The Tour de France starts on 5th July with a 190km stage between Leeds and Harrogate and for the first two stages of the massive cycling event the NFU, Massey Ferguson and Avonline have got together to provide free Wi-Fi at four key points over the two days.

"It’s obvious spectators will want to use their phones to access visitor information and post pictures, tweets and so on. As we understand how frustrating a lack of broadband in rural areas can be, we wondered if this was something we could help with. “The result is a great working partnership with Massey Ferguson and Avonline and voil´; tractors can indeed be mobile wifi hotspots!"

Lindsay Haddon from Massey Ferguson
Avonline satellite broadband to provide free WiFi for Tour de France spectators
        (click image for larger size)

On stage 1, one tractor will be located at the Yorkshire Dales National Park Visitor Centre in Hawes, with the second at the Visitor Centre in Grassington with the venues expecting around 8,000 people in total. For stage 2 one will be in Steel Stage event at High Bradfield near Sheffield and the other in Holme village.

It will be interesting to see how the hot-spots cope, particularly once people rush to post all their pictures to twitter and Facebook just after the peloton has passed. With a claimed 500 metre radius from each vehicle we presume that something a lot better than the standard Wi-Fi antenna is being used.

Comments

Posted by ian72 over 2 years ago
At 500m it would have to be an incredibly sensitive receiver as well as phones will not be pumping out signals at high power - surely the phone wifi signal for sending would have attenuated beyond anything useful over that distance?
Posted by MHMertens over 2 years ago
The link is based on a Tooway Satellite connection (as can be seen by the type of sat dish). Soon people will realise what impact latency has on a satellite link, and how congested Tooway has become, a victim of its own success since they started.

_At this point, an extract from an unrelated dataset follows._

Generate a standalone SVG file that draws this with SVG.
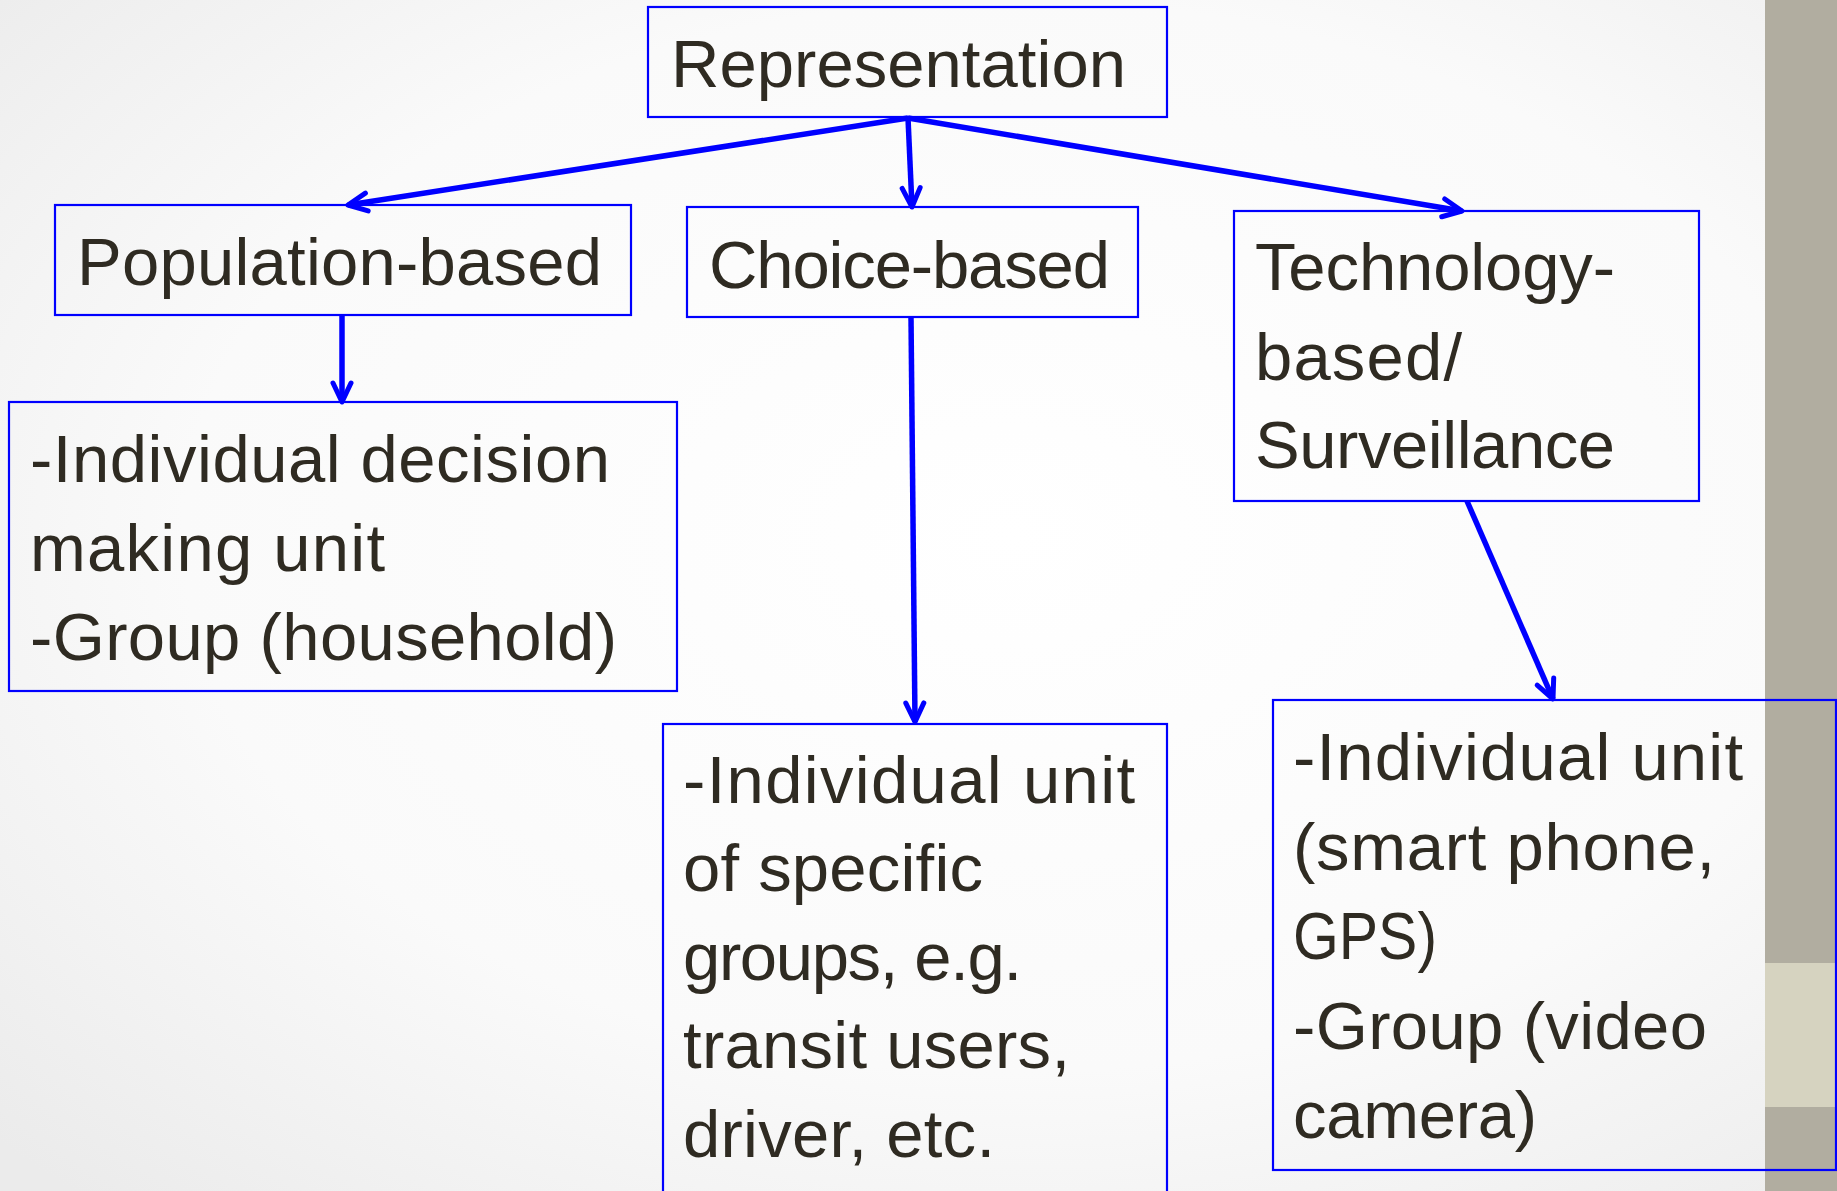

Good idea, yes. Really useful? Not so sure.
Posted by johnsizeland over 2 years ago
Latency I don't mind. What I dislike is the reduction in speed down to near as bad as BT used to manage. Oh tes and having been given an IP address that puts me outside the UK for some reason.No real choice makes for an unhappy partnership. Useless service is also a bind, 9 till five monday to friday, faults only occur friday evening.